Author - Jonathan Platt
For many of us it doesn't need to be Halloween to make us shudder at the sight of spiders. It's not surprising that similar to today, people in the past had a fear of these eight legged wonders of nature.
In some cultures, along with bats and black cats, spiders were viewed as evil and were often thought to have been one of the animals that could be a witch's familiar. As such many superstitions have arisen about spiders.
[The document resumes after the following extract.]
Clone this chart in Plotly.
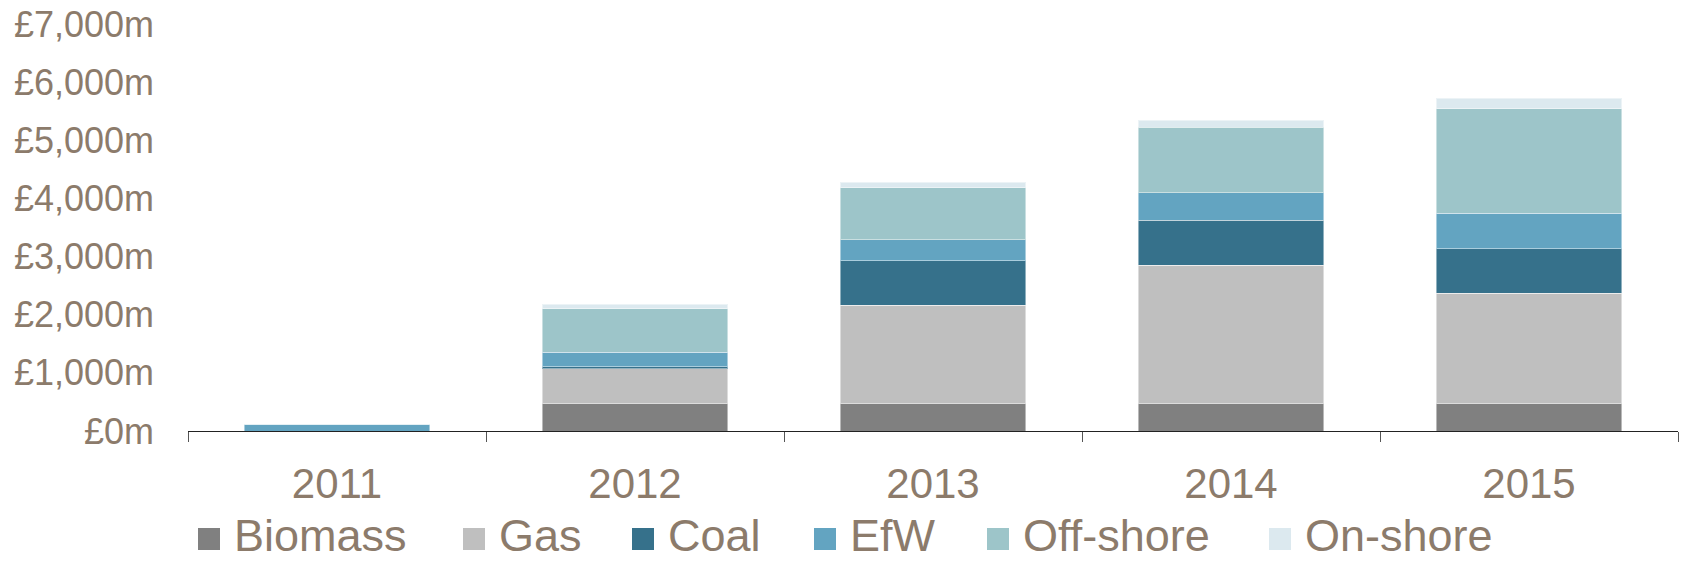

For example:
- If a person saw a spider fall into a candle flame and was consumed by the flames this was a sure sign that witches were nearby.
- It was also believed that deceased family members took the form of a spider in order to look after their living relatives.
In Rosemary Ellen Guiley's Encyclopedia of Witches, Witchcraft and Wicca she gives a number of traditions where spiders were used to bring good fortune:
- A black spider eaten between two slices of buttered bread would give the witch enhanced powers.
- Catching a spider and placing it in a silk bag that is then placed around your neck will protect you from illness.
What is your favourite costume for Halloween?
I talk with the moon, said the owl,
While she lingers over my tree,
I talk with the moon, said the owl,
And the night belongs to me.
Author - Beverly McLoughland
It shouldn't come as any surprise to find owls at Halloween. Going back in time, the owl was regarded by many cultures, especially the Celts, as a symbol not only of wisdom but of hidden esoteric knowledge and the spiritual aspects of life. This was attributed to the owl because of its ability to see in the dark when people could not - symbolic of the wise who can see clearly when others seem to be blind.
However, the owl was also viewed in some traditions as dark even evil - possibly due to its association with the night and all the fear and superstition that this brings. The dark and night time are associated with death and negative energies and so the owl was often viewed as a messenger of dread. Yet in other civilisations such as the Celtic, Egyptian and Hindu cultures the owl is viewed as the protector of the dead and the underworld, rather than an evil or sinister presence.
In Celtic mythology the owl is nearly always represented as a female. In the Scottish Gaelic language, the barn owl is called cauilleach-oidhche when translated means 'crone of the night'. The owl was certainly sacred to the crone aspect of the Celtic triple goddess - the crone is of course symbolic of the end of life but also wisdom.